Danny Glover, when he makes his entrance as Harry Mention in Charles Burnett’s To Sleep With Anger, hat in hand, looks exactly like a visitor from the past. But which past, and whose? For Gideon (Paul Butler) and Suzie (Mary Alice), a middle-aged couple in Los Angeles, he is an old friend from back home, somewhere South and rural, who has reappeared after 30 years. His clothes are old-fashioned; he insists on sleeping on the floor. He becomes a houseguest, and out of his increasingly sinister presence come aphorisms, country remedies, corn liquor, cards, mysterious ailments.
If this is magical realism, then it’s a uniquely American variety that remains open to interpretation.

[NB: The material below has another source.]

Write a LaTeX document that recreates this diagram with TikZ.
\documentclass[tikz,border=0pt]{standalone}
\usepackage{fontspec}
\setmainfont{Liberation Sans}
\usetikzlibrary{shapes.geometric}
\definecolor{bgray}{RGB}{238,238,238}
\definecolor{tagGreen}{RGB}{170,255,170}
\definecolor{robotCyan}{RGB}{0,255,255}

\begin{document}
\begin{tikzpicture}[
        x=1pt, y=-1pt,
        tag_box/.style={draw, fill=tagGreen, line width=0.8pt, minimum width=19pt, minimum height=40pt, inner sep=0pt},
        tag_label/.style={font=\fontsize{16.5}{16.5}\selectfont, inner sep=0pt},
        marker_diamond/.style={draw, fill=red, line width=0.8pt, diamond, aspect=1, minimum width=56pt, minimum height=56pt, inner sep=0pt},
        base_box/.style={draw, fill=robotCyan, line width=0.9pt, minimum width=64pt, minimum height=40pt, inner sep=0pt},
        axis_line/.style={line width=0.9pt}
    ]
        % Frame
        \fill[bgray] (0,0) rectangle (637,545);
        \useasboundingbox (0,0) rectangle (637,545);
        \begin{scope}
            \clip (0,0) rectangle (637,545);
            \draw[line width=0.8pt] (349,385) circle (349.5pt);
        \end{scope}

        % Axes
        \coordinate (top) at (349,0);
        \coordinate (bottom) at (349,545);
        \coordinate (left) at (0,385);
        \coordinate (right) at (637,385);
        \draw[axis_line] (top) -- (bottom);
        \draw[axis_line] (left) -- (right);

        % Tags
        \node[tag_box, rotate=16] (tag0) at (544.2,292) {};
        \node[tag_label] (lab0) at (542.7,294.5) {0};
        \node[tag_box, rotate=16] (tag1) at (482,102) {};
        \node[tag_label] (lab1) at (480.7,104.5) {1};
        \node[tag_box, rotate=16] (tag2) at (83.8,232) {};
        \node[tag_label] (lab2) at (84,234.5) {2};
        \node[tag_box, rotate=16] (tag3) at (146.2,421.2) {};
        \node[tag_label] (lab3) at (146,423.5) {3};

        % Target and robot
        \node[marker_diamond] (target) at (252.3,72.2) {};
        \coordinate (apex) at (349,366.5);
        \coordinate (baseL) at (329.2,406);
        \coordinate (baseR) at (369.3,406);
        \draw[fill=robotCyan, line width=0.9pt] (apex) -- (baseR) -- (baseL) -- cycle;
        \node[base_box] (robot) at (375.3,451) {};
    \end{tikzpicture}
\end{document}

Some aspects of it are biblical: The movie opens with a prophetic dream, and there is an undeniable Old Testament element to the discord that Harry appears to sow between Gideon and Suzie’s two grown sons, Junior (Carl Lumbly) and Babe Brother (Richard Brooks). But it’s just as steeped in the folklore of tricksters, charms, and brooms. One way of reading Harry Mention is that he is a ghost of the Great Migration, or a supernatural entity who enchants Gideon, Suzie, and most of their friends and neighbors with nostalgia for the way things were.

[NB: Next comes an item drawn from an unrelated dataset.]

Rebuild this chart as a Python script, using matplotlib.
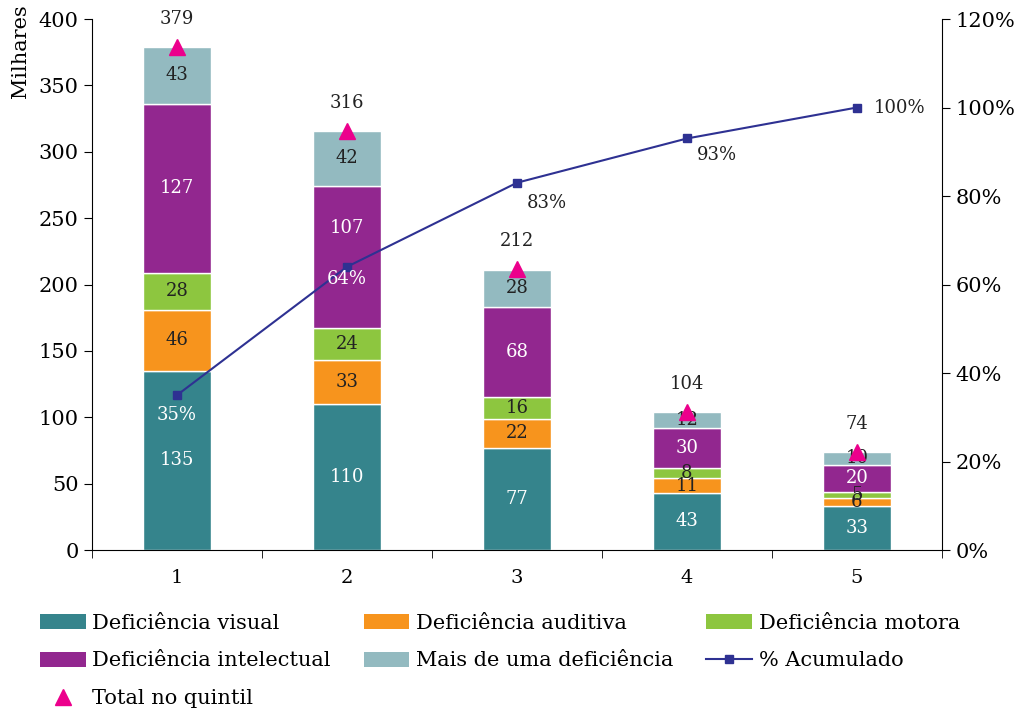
import numpy as np
import matplotlib.pyplot as plt
from matplotlib.lines import Line2D
from matplotlib.patches import Patch

plt.rcParams['font.family'] = ['DejaVu Serif']

quintis = ['1', '2', '3', '4', '5']
visual = [135, 110, 77, 43, 33]
auditiva = [46, 33, 22, 11, 6]
motora = [28, 24, 16, 8, 5]
intelectual = [127, 107, 68, 30, 20]
mais_uma = [43, 42, 28, 12, 10]
totais = [379, 316, 212, 104, 74]
acumulado = [35, 64, 83, 93, 100]

series = [
    ('Deficiência visual', visual, '#35848C', 'white'),
    ('Deficiência auditiva', auditiva, '#F7941D', '#222222'),
    ('Deficiência motora', motora, '#8DC63F', '#222222'),
    ('Deficiência intelectual', intelectual, '#92278F', 'white'),
    ('Mais de uma deficiência', mais_uma, '#93BAC0', '#222222'),
]

fig = plt.figure(figsize=(10.25, 7.13), dpi=100)
ax = fig.add_axes([92 / 1025, 1 - 550 / 713, 850 / 1025, 531 / 713])
x = np.arange(1, 6)

bottom = np.zeros(5)
for name, vals, color, tcol in series:
    vals = np.array(vals)
    ax.bar(x, vals, 0.4, bottom=bottom, color=color, edgecolor='white', linewidth=1, zorder=2)
    for xi, b, v in zip(x, bottom, vals):
        y = b + v / 2
        # move the 107 label up so it clears the 64% label
        if name == 'Deficiência intelectual' and xi == 2:
            y += 22
        ax.text(xi, y, str(v), ha='center', va='center', color=tcol, fontsize=13, zorder=3)
    bottom += vals

ax.plot(x, totais, linestyle='none', marker='^', color='#EC008C', markersize=12, zorder=5)
for xi, t in zip(x, totais):
    ax.text(xi, t + 14, str(t), ha='center', va='bottom', fontsize=13, color='#222222')

ax.set_xlim(0.5, 5.5)
ax.set_ylim(0, 400)
ax.set_yticks(range(0, 401, 50))
ax.set_xticks(x)
ax.set_xticklabels(quintis)
ax.set_xticks(np.arange(0.5, 5.6, 1), minor=True)
ax.tick_params(axis='x', which='major', length=0, labelsize=14, pad=14)
ax.tick_params(axis='x', which='minor', length=6, direction='out')
ax.tick_params(axis='y', labelsize=15, length=6, direction='out')
ax.spines['top'].set_visible(False)
ax.spines['right'].set_visible(False)
ax.set_ylabel('Milhares', fontsize=15)
ax.yaxis.set_label_coords(-0.073, 0.94)

ax2 = ax.twinx()
ax2.set_position(ax.get_position())
ax2.plot(x, acumulado, color='#2E3192', marker='s', markersize=6, linewidth=1.5, zorder=4)
ax2.set_ylim(0, 120)
ax2.set_yticks(range(0, 121, 20))
ax2.set_yticklabels([f'{v}%' for v in range(0, 121, 20)])
ax2.tick_params(axis='y', labelsize=15, length=6, direction='out')
ax2.spines['top'].set_visible(False)
ax2.spines['left'].set_visible(False)
ax2.spines['bottom'].set_visible(False)

offsets = [(0, -2.5, 'center', 'top', 'white'), (0.0, -0.8, 'center', 'top', 'white'),
           (0.06, -2.5, 'left', 'top', '#222222'), (0.06, -1.8, 'left', 'top', '#222222'),
           (0.1, 0, 'left', 'center', '#222222')]
for xi, a, (dx, dy, ha, va, col) in zip(x, acumulado, offsets):
    ax2.text(xi + dx, a + dy, f'{a}%', ha=ha, va=va, fontsize=13, color=col, zorder=6)

patches = [Patch(facecolor=c, label=n) for n, _, c, _ in series]
linha = Line2D([], [], color='#2E3192', marker='s', markersize=6, label='% Acumulado')
tri = Line2D([], [], linestyle='none', color='#EC008C', marker='^', markersize=12,
             label='Total no quintil')
# column-major fill -> rows: visual/auditiva/motora, intelectual/mais/acumulado, total
handles = [patches[0], patches[3], tri, patches[1], patches[4], patches[2], linha]
fig.legend(handles=handles, loc='upper left', bbox_to_anchor=(21 / 1025, 1 - 595 / 713),
           ncol=3, frameon=False, fontsize=15, handlelength=2.2, handleheight=0.7,
           handletextpad=0.3, columnspacing=1.6, labelspacing=0.9)

fig.savefig('out.png', dpi=100)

Burnett is often described as a filmmaker of the African American experience. This is unquestionably the chief subject of his staggered career, and it makes movies like To Sleep With Anger fertile ground for extended academic analysis. What is harder to untangle is the way his most vivid films go beyond the text-making activity of representing Black lives in drama: Flouting convention, they create genres that didn’t previously exist. To Sleep With Anger, which ranks near the top of his body of work, alongside shoestring-budget debut Killer Of Sheep, evades every form of categorization. It feels, at various times, like a domestic drama, a farce, a parable, and the opening act of a horror film.
The effect is almost literary, and as multivalent as the aura that surrounds Harry. As much as the film is uniquely a Burnett creation, it’s hard to imagine it working without Glover’s strange, magnetic turn. The star was only in his early 40s when he made the film; he adopts a stiff posture, an exaggerated rasp, and a twinkle that is ingratiating, anachronistic, and more than a little creepy. Such central performances are often said to anchor a film. Glover’s keeps it in a state of perpetual ambiguity.